--- BEGIN Exercise materials ---
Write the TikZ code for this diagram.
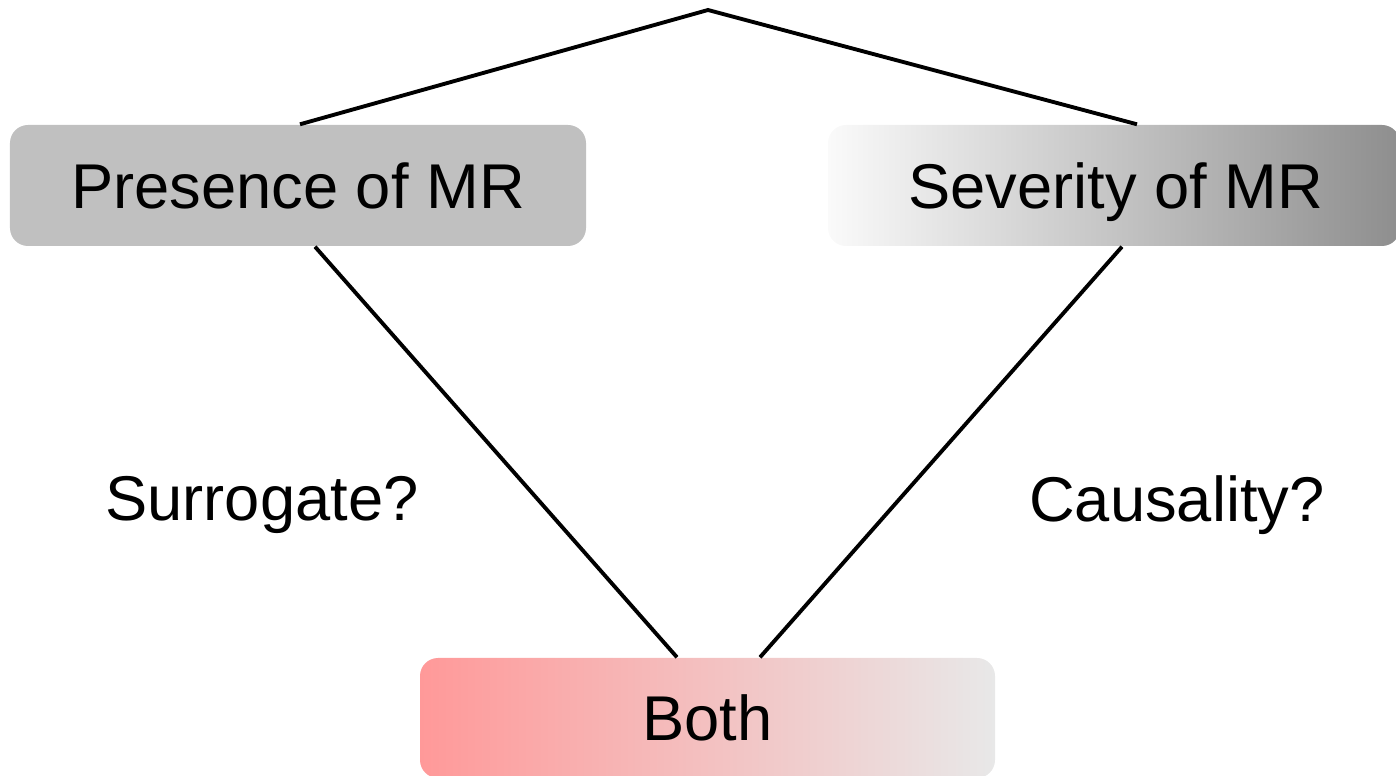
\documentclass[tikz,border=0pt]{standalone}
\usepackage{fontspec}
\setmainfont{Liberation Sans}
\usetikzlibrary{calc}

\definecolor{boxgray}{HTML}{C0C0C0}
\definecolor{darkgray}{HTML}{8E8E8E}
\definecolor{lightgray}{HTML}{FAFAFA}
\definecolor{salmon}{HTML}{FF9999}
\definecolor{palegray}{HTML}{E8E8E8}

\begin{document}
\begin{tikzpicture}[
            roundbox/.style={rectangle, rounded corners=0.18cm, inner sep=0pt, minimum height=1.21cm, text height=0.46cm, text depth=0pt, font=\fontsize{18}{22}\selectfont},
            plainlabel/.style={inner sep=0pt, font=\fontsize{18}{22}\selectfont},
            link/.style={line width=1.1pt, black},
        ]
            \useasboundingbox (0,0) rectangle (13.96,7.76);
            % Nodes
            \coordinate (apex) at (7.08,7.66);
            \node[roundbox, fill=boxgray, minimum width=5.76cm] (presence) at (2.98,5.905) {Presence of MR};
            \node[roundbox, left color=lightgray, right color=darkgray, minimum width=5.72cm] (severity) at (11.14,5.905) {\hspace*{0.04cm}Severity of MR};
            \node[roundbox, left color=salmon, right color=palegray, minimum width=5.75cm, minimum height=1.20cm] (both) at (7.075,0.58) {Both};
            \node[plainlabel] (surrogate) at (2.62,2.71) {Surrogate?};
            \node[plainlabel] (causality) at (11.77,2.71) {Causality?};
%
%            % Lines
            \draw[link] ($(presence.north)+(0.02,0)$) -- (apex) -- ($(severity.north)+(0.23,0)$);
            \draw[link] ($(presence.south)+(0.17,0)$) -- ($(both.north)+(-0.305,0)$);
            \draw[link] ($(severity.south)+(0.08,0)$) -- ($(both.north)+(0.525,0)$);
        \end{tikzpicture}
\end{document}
--- END Exercise materials ---
--- BEGIN Exercise materials ---
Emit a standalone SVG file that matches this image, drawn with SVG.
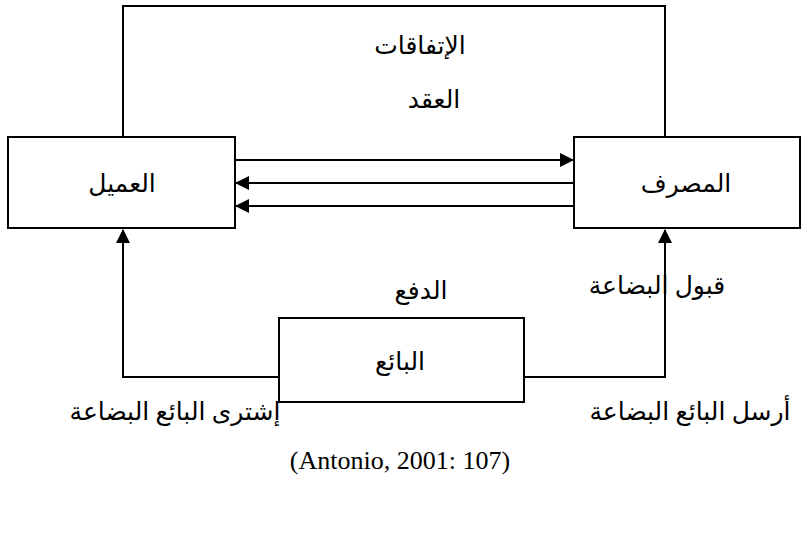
--- END Exercise materials ---
→ **Work to do**
Tally every line of the listing that holds the string "this", then give the number by itself.

→ **Task answer**
2